Yogyakarta, 18 Agustus 2023—Kebebasan berbicara dan mengutarakan pendapat telah lama dicantumkan dan dijamin oleh konstitusi Indonesia. Seiring berkembangnya zaman, peran teknologi dalam mengakomodasi kebebasan berekspresi memunculkan banyak kontroversi. The Conversation Indonesia bersama Fakultas Ilmu Sosial dan Ilmu Politik UGM mengangkat isu ini dalam diskusi bertajuk “Ekspresi vs Represi: Merefleksikan Ruang Kebebasan Sipil di Indonesia” pada Jumat (18/8).

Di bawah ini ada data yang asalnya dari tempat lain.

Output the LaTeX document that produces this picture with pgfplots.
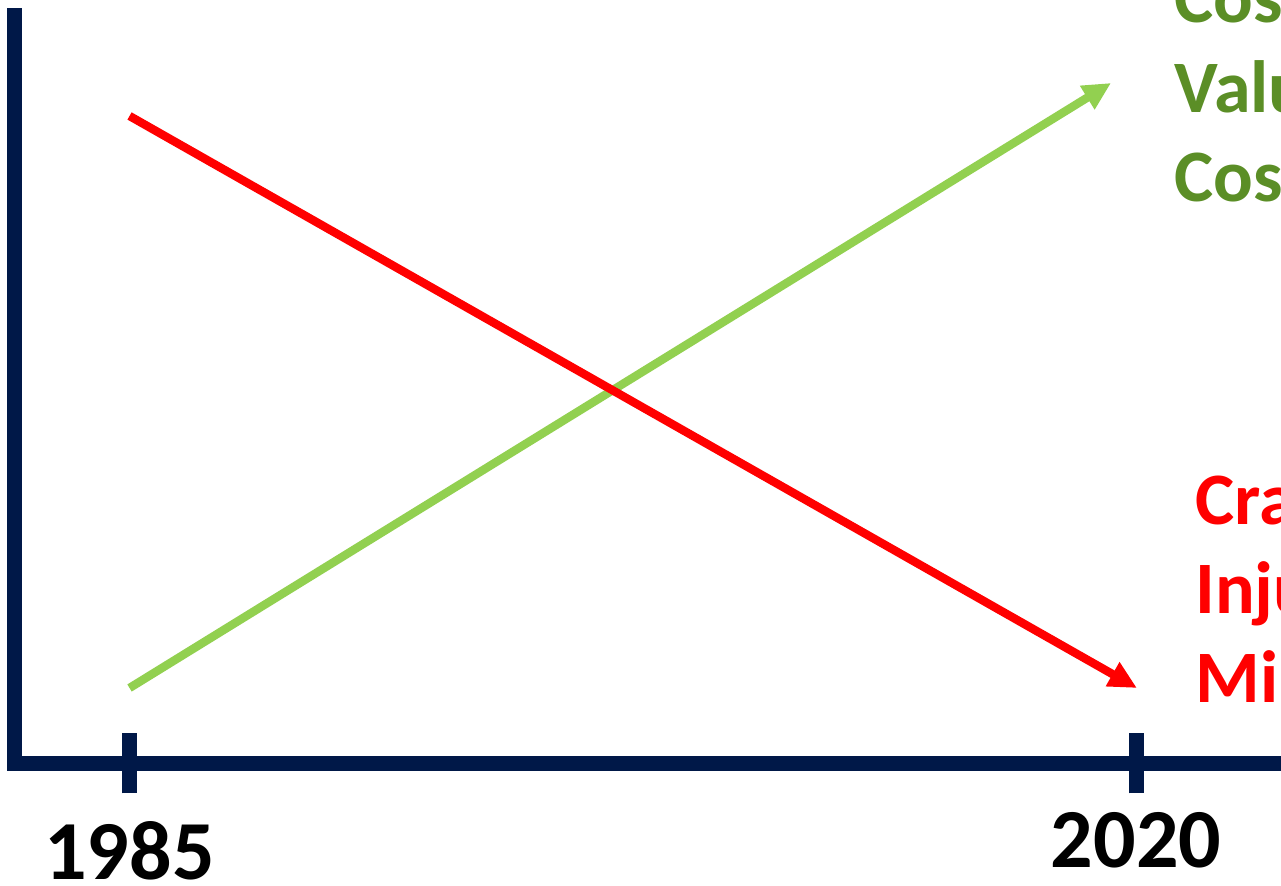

“Secara umum demokrasi di indonesia dianggap menurun kualitasnya. Kalau kita lihat lagi secara lebih dalam, sebetulnya yang turun adalah komponen kebebasan sipil. Ini sendiri sebetulnya sendiri bukan tren di Indonesia, melainkan global. Ada namanya kualitas demokrasi dan perhitungannya yang kemudian disebut regresi demokrasi ini menjadi tantangan,” ucap Dosen Fisipol UGM, Amalinda Savirani, S.IP., MA.,PhD. Salah satu komponen dalam kualitas demokrasi adalah kebebasan sipil untuk berbicara dan berekspresi.
“Kalau dulu pada masa Orde Baru, dikenal dengan misalnya pemberedelan ya, jadi pers itu dicabut izinnya sehingga tidak bisa terbit. Tapi yang terjadi di zaman sekarang itu cenderung self censorship, jadi membatasi dirinya sendiri karena malas ribut, sederhananya. Menurut saya ini yang jauh lebih berbahaya daripada pembatasan sebuah rezim dalam kebebasan sipil,” tambah Linda. Menurutnya, fenomena ini membangun kecenderungan seseorang untuk tidak mengutarakan pendapatnya di publik, karena takut mendapatkan ujaran kebencian.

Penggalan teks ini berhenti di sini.